US – US$200m spend to reopen RevelBy Lewis - 14 November 2014
Brookfield Asset Management, the Toronto-based asset management firm that owns the Hard Rock Hotel & Casino in Las Vegas and the Atlantis Island casino in the Bahamas, has said that it intends to reopen Atlantic City’s Revel casino next year, but has yet to set a a specific date. The new owners have, however, pledged to spend US$200m upon the currently shuttered property having paid $110 million for the failed luxury casino earlier this year.
Revel, which opened in 2012 at a cost of $2.4bn, never turned a profit and closed in September after twice declaring bankruptcy. Revel is one of four casinos to close in 2014 as Atlantic City’s gaming market struggles to sustain itself.
Brookfield paid just $110 million for Revel in a highly contested bankruptcy sale that still faces court challenges. The losing bidder, Florida developer Glenn Straub, who bid US$95m for Revel, has tried to get the sale overturned, complaining that the auction was held behind closed doors that lacked transparency.
The Chairman of the Casino Reinvestment Redevelopment Authority, James Kehoe, has stated that the sale of Revel marks a turning point for Atlantic City’s fortunes, predicting that: “The bottom of Atlantic City will be behind us.” However, the city continues to face challenges. Last week, United Airlines announced it will end flights to Atlantic City International Airport from Chicago and Houston on December 3, just eight months after launching the service.

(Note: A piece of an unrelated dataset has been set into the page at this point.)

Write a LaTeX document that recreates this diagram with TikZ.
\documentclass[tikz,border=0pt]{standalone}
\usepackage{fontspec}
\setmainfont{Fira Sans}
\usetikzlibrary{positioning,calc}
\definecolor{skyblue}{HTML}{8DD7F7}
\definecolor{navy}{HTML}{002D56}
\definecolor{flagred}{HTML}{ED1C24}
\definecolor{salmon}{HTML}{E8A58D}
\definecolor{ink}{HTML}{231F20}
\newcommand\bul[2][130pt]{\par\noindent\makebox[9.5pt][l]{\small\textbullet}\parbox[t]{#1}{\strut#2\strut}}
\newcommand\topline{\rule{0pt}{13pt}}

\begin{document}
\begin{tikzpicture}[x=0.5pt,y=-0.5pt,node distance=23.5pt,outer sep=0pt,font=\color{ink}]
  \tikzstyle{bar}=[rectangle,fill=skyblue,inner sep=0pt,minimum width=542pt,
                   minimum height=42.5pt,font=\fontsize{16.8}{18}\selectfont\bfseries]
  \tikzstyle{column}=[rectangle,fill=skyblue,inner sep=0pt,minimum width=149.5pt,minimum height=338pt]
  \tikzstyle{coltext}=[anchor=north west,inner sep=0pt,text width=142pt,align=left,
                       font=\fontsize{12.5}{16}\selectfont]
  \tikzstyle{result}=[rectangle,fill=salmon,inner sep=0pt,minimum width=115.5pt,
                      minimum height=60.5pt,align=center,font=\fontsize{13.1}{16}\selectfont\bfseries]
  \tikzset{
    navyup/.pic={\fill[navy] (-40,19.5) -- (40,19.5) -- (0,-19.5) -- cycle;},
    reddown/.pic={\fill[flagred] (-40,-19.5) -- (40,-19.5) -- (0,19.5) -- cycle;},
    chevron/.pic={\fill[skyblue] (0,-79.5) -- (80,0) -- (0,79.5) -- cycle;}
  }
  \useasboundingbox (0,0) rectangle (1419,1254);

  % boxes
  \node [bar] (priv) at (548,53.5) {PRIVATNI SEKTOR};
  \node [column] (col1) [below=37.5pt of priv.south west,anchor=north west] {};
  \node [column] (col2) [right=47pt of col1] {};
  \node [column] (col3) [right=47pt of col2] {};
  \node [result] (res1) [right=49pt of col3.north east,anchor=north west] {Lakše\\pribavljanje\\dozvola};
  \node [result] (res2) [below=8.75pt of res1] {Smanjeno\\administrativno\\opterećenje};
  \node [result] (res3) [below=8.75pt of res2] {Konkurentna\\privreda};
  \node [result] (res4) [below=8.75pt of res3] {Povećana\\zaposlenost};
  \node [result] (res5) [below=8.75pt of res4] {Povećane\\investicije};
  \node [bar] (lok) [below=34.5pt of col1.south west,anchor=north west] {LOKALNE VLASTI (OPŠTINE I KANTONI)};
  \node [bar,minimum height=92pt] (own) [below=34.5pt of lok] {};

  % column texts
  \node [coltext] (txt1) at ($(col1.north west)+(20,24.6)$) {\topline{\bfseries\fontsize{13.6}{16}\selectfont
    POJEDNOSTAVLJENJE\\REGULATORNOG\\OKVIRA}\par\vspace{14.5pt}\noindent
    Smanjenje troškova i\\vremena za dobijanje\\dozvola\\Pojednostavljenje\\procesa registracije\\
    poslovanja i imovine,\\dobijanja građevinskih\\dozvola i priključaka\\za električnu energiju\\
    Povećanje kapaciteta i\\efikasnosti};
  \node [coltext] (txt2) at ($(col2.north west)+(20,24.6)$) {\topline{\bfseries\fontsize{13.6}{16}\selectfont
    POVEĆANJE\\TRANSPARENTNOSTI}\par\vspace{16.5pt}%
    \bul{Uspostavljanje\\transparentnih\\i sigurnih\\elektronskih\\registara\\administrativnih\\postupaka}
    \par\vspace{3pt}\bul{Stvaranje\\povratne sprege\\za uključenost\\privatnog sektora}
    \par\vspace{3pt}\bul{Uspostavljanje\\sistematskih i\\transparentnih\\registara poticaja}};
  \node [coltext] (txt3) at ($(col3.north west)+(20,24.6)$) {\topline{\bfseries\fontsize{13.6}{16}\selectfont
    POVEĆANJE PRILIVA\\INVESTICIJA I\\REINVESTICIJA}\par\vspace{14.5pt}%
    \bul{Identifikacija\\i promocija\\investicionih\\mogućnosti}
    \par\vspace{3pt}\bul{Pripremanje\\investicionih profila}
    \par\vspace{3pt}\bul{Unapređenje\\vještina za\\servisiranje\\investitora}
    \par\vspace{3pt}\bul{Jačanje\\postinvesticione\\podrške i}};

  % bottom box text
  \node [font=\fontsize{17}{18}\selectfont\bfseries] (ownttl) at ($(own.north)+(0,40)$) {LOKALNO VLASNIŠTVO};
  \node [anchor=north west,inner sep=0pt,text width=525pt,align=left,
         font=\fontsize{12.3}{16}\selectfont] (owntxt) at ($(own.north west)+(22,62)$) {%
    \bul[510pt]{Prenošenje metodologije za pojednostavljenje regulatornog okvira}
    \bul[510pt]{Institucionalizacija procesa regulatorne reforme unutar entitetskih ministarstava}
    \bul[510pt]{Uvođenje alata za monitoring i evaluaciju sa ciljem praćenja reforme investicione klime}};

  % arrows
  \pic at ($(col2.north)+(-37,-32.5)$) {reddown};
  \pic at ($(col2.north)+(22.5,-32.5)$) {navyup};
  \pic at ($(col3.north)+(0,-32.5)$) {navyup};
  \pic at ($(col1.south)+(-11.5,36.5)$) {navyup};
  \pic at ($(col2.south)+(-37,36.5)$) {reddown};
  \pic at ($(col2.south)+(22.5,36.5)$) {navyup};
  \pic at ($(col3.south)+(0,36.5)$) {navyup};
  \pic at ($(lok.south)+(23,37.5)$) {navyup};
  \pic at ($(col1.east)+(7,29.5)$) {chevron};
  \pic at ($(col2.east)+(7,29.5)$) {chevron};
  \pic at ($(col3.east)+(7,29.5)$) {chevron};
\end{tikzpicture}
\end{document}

It has also been revealed that Richard Stockton College has made a bid to buy the shuttered Showboat casino, turning the casino into a campus. It’s a move that has the backing of Caesars Entertainment Chariman, Gary Loveman. “The transformation and revitalisation of Atlantic City requires the addition of a diverse set of reasons for people to come visit,” said Mr. Loveman. ”I believe the construction of a Stockton campus there will help to diversify the economy of the City, which is critical to its future well-being.”